_CHALLENGE_:
A single run of lines is to be printed exactly: starting at the line with "Write a Python" and ending at the line with "fig = plt.figure(figsize=(W", both included. Leave the pictures out.

- - - - -

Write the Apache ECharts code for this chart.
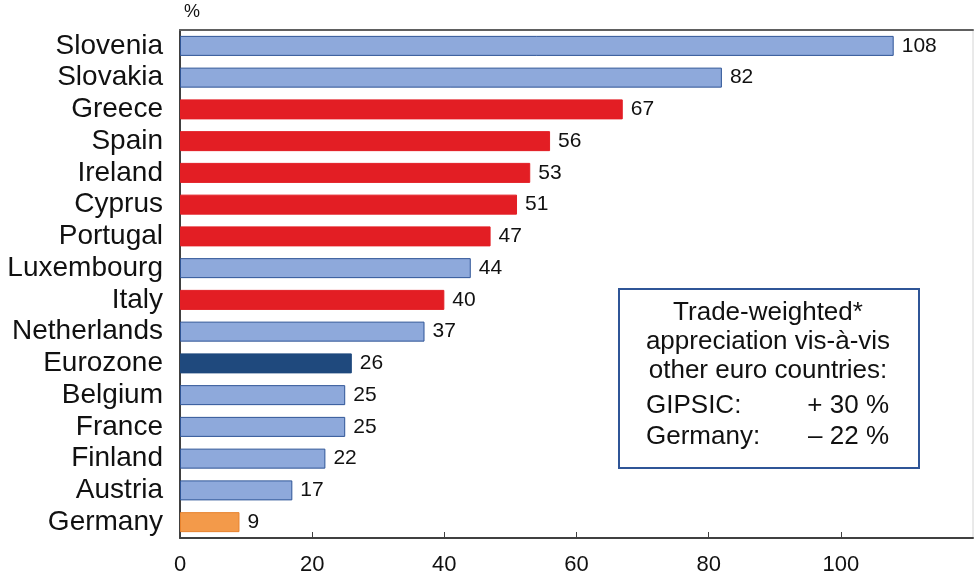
<!DOCTYPE html>
<html><head><meta charset="utf-8">
<script src="https://cdn.jsdelivr.net/npm/echarts@6/dist/echarts.min.js"></script>
<style>html,body{margin:0;padding:0;background:#fff}#c{width:974px;height:579px}</style>
</head><body><div id="c"></div>
<script>
const categories = ['Slovenia','Slovakia','Greece','Spain','Ireland','Cyprus','Portugal','Luxembourg','Italy','Netherlands','Eurozone','Belgium','France','Finland','Austria','Germany'];
const values = [108,82,67,56,53,51,47,44,40,37,26,25,25,22,17,9];
const groups = ['other','other','gipsic','gipsic','gipsic','gipsic','gipsic','other','gipsic','other','eurozone','other','other','other','other','germany'];
const xTicks = [0,20,40,60,80,100];
const noteLines = ['Trade-weighted*','appreciation vis-à-vis','other euro countries:'];
const noteRows = [['GIPSIC:','+ 30 %'],['Germany:','– 22 %']];

const styles = {
  other: {color:'#8EA9DB', borderColor:'#2F5597'},
  gipsic: {color:'#E31E24', borderColor:'#E31E24'},
  eurozone: {color:'#1F497D', borderColor:'#1F497D'},
  germany: {color:'#F39A4A', borderColor:'#E8832E'}
};
const font = 'Liberation Sans, Arial, sans-serif';
const chart = echarts.init(document.getElementById('c'));
const graphics = [{type:'rect',shape:{x:619,y:289,width:300,height:179},style:{fill:'#fff',stroke:'#2F5597',lineWidth:2}}];
const lineY = [313,342,371];
noteLines.forEach((t,i)=>graphics.push({type:'text',style:{text:t,x:768,y:lineY[i],align:'center',verticalAlign:'middle',font:'26px '+font,fill:'#111'}}));
const rowY = [406,437];
noteRows.forEach((r,i)=>{
  graphics.push({type:'text',style:{text:r[0],x:646,y:rowY[i],align:'left',verticalAlign:'middle',font:'26px '+font,fill:'#111'}});
  graphics.push({type:'text',style:{text:r[1],x:889,y:rowY[i],align:'right',verticalAlign:'middle',font:'26px '+font,fill:'#111'}});
});
graphics.push({type:'text',style:{text:'%',x:184,y:12,verticalAlign:'middle',font:'18px '+font,fill:'#111'}});

chart.setOption({
  animation:false,
  grid:{left:180,right:1,top:30,bottom:41,show:true,borderColor:'#d4d4d4',borderWidth:1},
  xAxis:[{
    type:'value',min:0,max:120,interval:20,position:'bottom',
    axisLine:{show:true,lineStyle:{color:'#404040',width:2}},
    axisTick:{show:true,inside:true,length:6,lineStyle:{color:'#404040'},customValues:xTicks},
    axisLabel:{fontSize:22,fontFamily:font,color:'#111',margin:16,customValues:xTicks},
    splitLine:{show:false}
  },{
    type:'value',min:0,max:120,position:'top',
    axisLine:{show:true,lineStyle:{color:'#606060',width:2}},
    axisTick:{show:false},axisLabel:{show:false},splitLine:{show:false}
  }],
  yAxis:{
    type:'category',data:categories,inverse:true,
    axisLine:{show:true,lineStyle:{color:'#404040',width:2}},
    axisTick:{show:false},
    axisLabel:{fontSize:28,fontFamily:font,color:'#111',margin:17,interval:0,hideOverlap:false}
  },
  series:[{
    type:'bar',xAxisIndex:0,
    data:values.map((v,i)=>({value:v,itemStyle:Object.assign({borderWidth:1},styles[groups[i]])})),
    barWidth:20,
    label:{show:true,position:'right',distance:8,fontSize:21,fontFamily:font,color:'#111'}
  }],
  graphic:graphics
});
</script></body></html>
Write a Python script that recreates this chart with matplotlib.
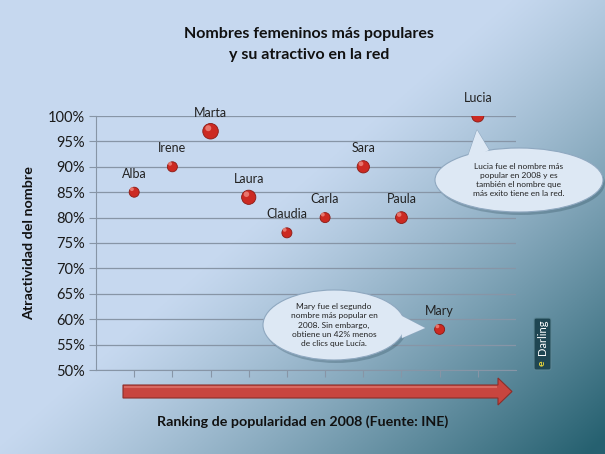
import numpy as np
import matplotlib
matplotlib.use("Agg")
import matplotlib.pyplot as plt
from matplotlib.patches import Ellipse, Polygon, FancyArrow, FancyBboxPatch
from matplotlib.ticker import PercentFormatter

plt.rcParams['font.family'] = ['Lato', 'DejaVu Sans']

# datos: ranking de popularidad 2008 y atractivo en la red
nombres = ['Alba', 'Irene', 'Marta', 'Laura', 'Claudia', 'Carla', 'Sara', 'Paula', 'Mary', 'Lucia']
ranking = [1, 2, 3, 4, 5, 6, 7, 8, 9, 10]
atractivo = [85, 90, 97, 84, 77, 80, 90, 80, 58, 100]
tamano = [52, 52, 125, 105, 52, 52, 78, 72, 52, 75]
yticks = [50, 55, 60, 65, 70, 75, 80, 85, 90, 95, 100]

W, H = 605, 454
fig = plt.figure(figsize=(W / 100, H / 100), dpi=100)

# fondo con degradado (claro arriba-izquierda, verde azulado abajo-derecha)
fondo = fig.add_axes([0, 0, 1, 1], zorder=0)
u, v = np.meshgrid(np.linspace(0, 1, 300), np.linspace(0, 1, 230))
t = np.clip((u * 0.72 + v * 0.62 - 0.6) / 0.72, 0, 1) ** 1.2
c0 = np.array([0.78, 0.85, 0.94])
c1 = np.array([0.15, 0.38, 0.44])
img = c0[None, None, :] * (1 - t[..., None]) + c1[None, None, :] * t[..., None]
fondo.imshow(img, extent=[0, 1, 0, 1], aspect='auto', origin='upper')
fondo.axis('off')

ax = fig.add_axes([96 / W, 1 - 370 / H, 420 / W, 254 / H], zorder=1)
ax.patch.set_alpha(0)
ax.set_xlim(0, 11)
ax.set_ylim(50, 100)
ax.set_yticks(yticks)
ax.yaxis.set_major_formatter(PercentFormatter(decimals=0))
ax.set_xticks(ranking)
ax.set_xticklabels([])
ax.grid(axis='y', color='#8795a6', lw=0.9)
ax.set_axisbelow(True)
for s in ['top', 'right']:
    ax.spines[s].set_visible(False)
for s in ['left', 'bottom']:
    ax.spines[s].set_color('#8795a6')
ax.tick_params(axis='y', length=5, color='#8795a6', labelsize=10.5, labelcolor='#1a1a1a', pad=3)
ax.tick_params(axis='x', length=5, color='#8795a6', direction='out')

ax.scatter(ranking, atractivo, s=tamano, color='#cc2a22', edgecolor='#8a1a14', lw=0.6, zorder=3)
ax.scatter(np.array(ranking) - 0.06, np.array(atractivo) + 0.6, s=np.array(tamano) * 0.15,
           color='#f08a80', lw=0, zorder=4, alpha=0.8)
for n, x, y in zip(nombres, ranking, atractivo):
    ax.annotate(n, (x, y), xytext=(0, 9), textcoords='offset points', ha='center', va='bottom',
                fontsize=9, color='#222222')

ax.set_ylabel('Atractividad del nombre', fontsize=10.3, fontweight='bold', color='#111111', labelpad=9)

# capa superior en pixeles para titulo, flecha, globos y logo
capa = fig.add_axes([0, 0, 1, 1], zorder=2)
capa.set_xlim(0, W)
capa.set_ylim(H, 0)
capa.axis('off')
capa.patch.set_alpha(0)

capa.text(309, 34, 'Nombres femeninos más populares', ha='center', va='center',
          fontsize=11.5, fontweight='bold', color='#111111')
capa.text(309, 55, 'y su atractivo en la red', ha='center', va='center',
          fontsize=11.5, fontweight='bold', color='#111111')
capa.text(303, 422, 'Ranking de popularidad en 2008 (Fuente: INE)', ha='center', va='center',
          fontsize=10.3, fontweight='bold', color='#111111')

capa.add_patch(FancyArrow(123, 391.5, 375, 0, width=13, head_width=27, head_length=14,
                          length_includes_head=False, fc='#c8453f', ec='#8c2e2a', lw=0.8))
capa.plot([125, 496], [387, 387], color='#e07a72', lw=1.5, alpha=0.7)


def globo(cx, cy, w, h, cola, lineas):
    capa.add_patch(Ellipse((cx + 2, cy + 3), w, h, fc='#1c3a48', ec='none', alpha=0.25))
    capa.add_patch(Polygon(cola, closed=True, fc='#dde8f4', ec='#8fa8c0', lw=0.8))
    capa.add_patch(Ellipse((cx, cy), w, h, fc='#dde8f4', ec='#8fa8c0', lw=0.8))
    capa.add_patch(Polygon(cola, closed=True, fc='#dde8f4', ec='none', lw=0))
    for i, l in enumerate(lineas):
        capa.text(cx, cy - (len(lineas) - 1) * 4.6 + i * 9.2, l, ha='center', va='center',
                  fontsize=6, color='#222222')


globo(519, 180, 168, 64, [(466, 162), (489, 150), (477, 130)],
      ['Lucia fue el nombre más', 'popular en 2008 y es',
       'también el nombre que', 'más exito tiene en la red.'])
globo(334, 325, 142, 70, [(400, 315), (402, 338), (425, 328)],
      ['Mary fue el segundo', 'nombre más popular en', '2008. Sin embargo,',
       'obtiene un 42% menos', 'de clics que Lucía.'])

capa.add_patch(FancyBboxPatch((534, 318), 17, 52, boxstyle='round,pad=0,rounding_size=2',
                              fc='#1f4652', ec='#5d8796', lw=0.8))
capa.text(542.5, 337, 'Darling', rotation=90, ha='center', va='center', fontsize=8, color='white')
capa.text(542.5, 363, 'e', rotation=90, ha='center', va='center', fontsize=7.5, color='#e8d43a',
          fontweight='bold')

fig.savefig('out.png', dpi=100)
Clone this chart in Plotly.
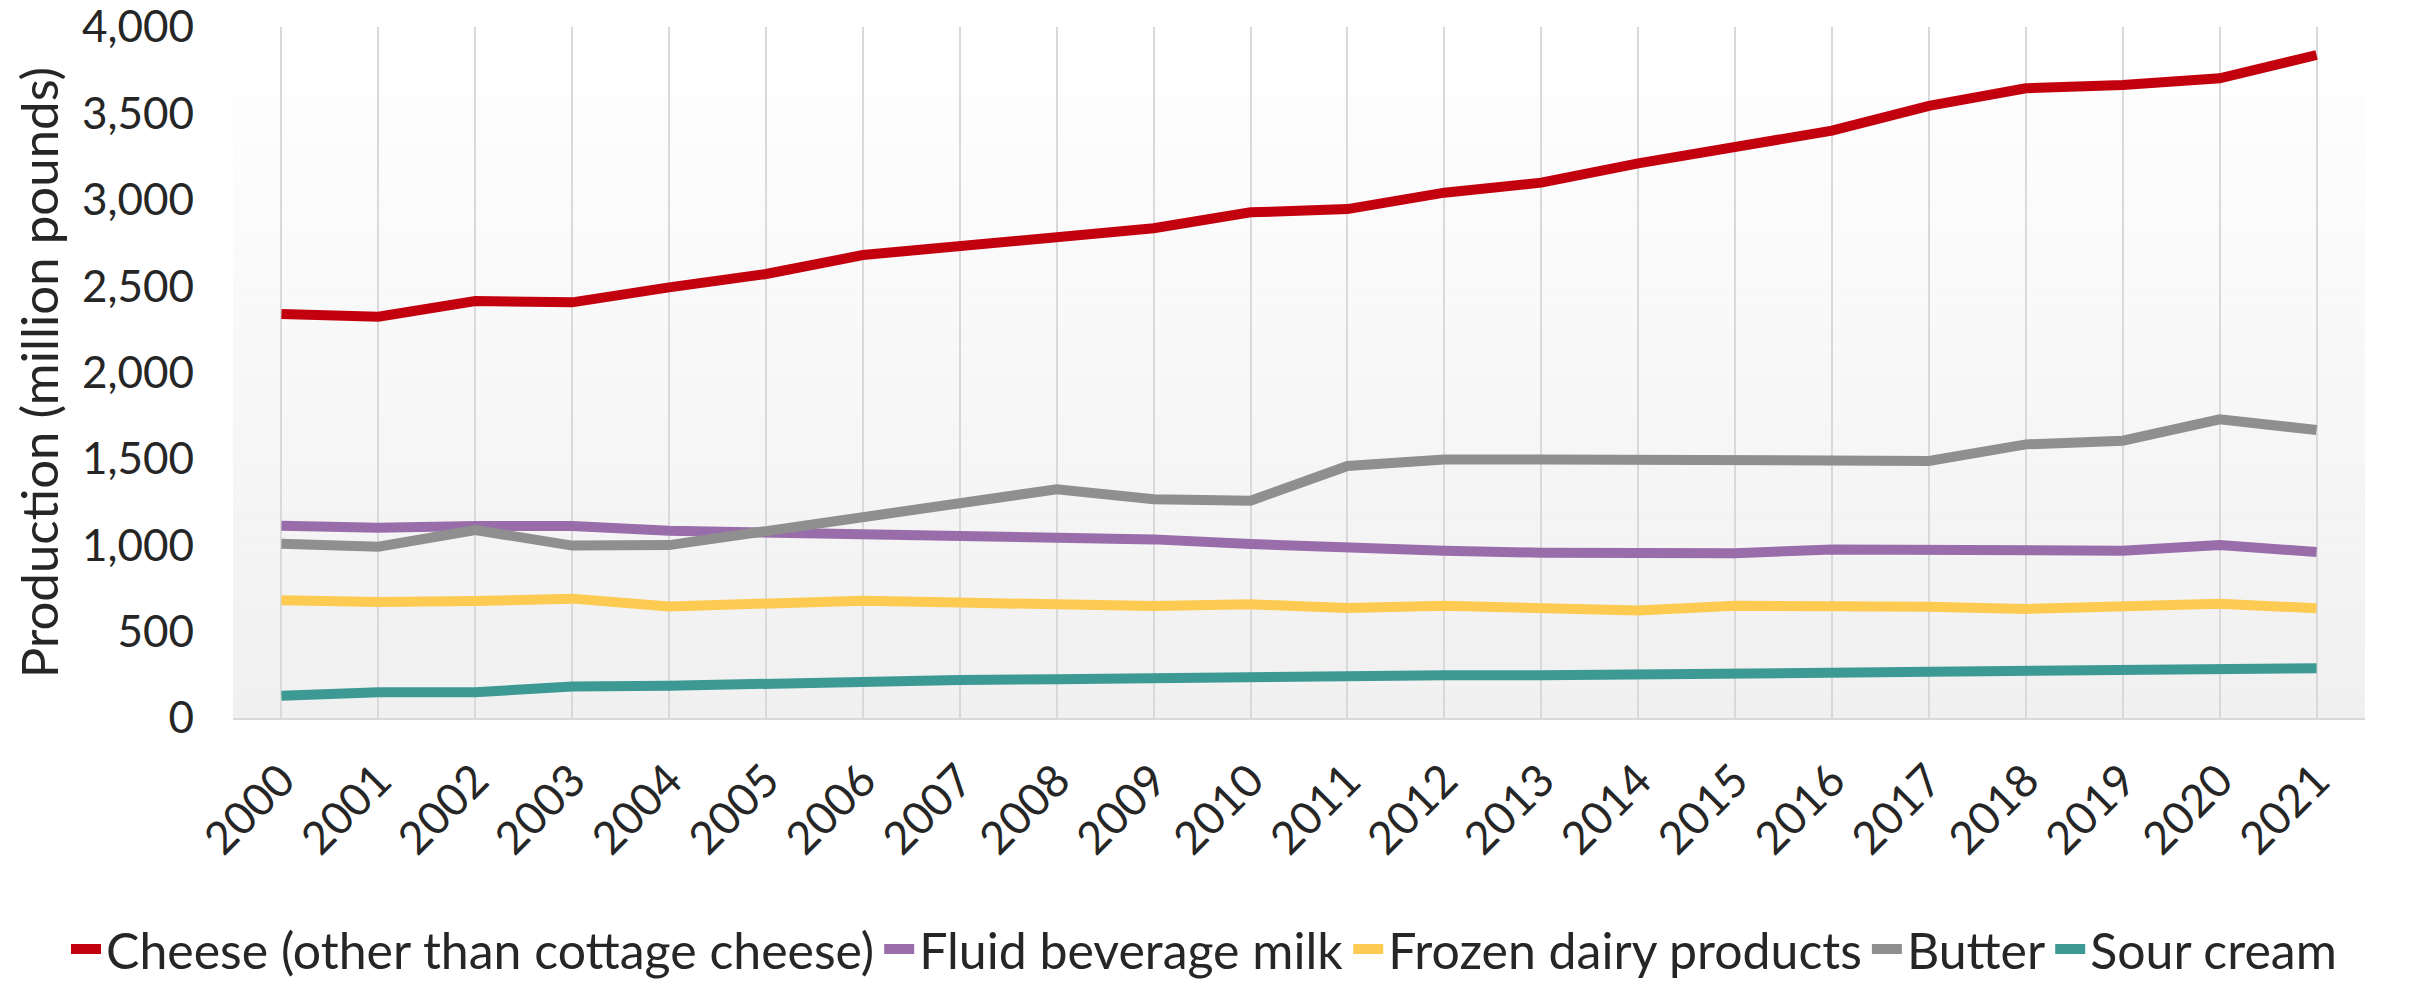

- - - - -

_THE OUTPUT_:
Write a Python script that recreates this chart with matplotlib.
import numpy as np
import matplotlib
matplotlib.use("Agg")
import matplotlib.pyplot as plt
from matplotlib.patches import Ellipse, Polygon, FancyArrow, FancyBboxPatch
from matplotlib.ticker import PercentFormatter

plt.rcParams['font.family'] = ['Lato', 'DejaVu Sans']

# datos: ranking de popularidad 2008 y atractivo en la red
nombres = ['Alba', 'Irene', 'Marta', 'Laura', 'Claudia', 'Carla', 'Sara', 'Paula', 'Mary', 'Lucia']
ranking = [1, 2, 3, 4, 5, 6, 7, 8, 9, 10]
atractivo = [85, 90, 97, 84, 77, 80, 90, 80, 58, 100]
tamano = [52, 52, 125, 105, 52, 52, 78, 72, 52, 75]
yticks = [50, 55, 60, 65, 70, 75, 80, 85, 90, 95, 100]

W, H = 605, 454
fig = plt.figure(figsize=(W / 100, H / 100), dpi=100)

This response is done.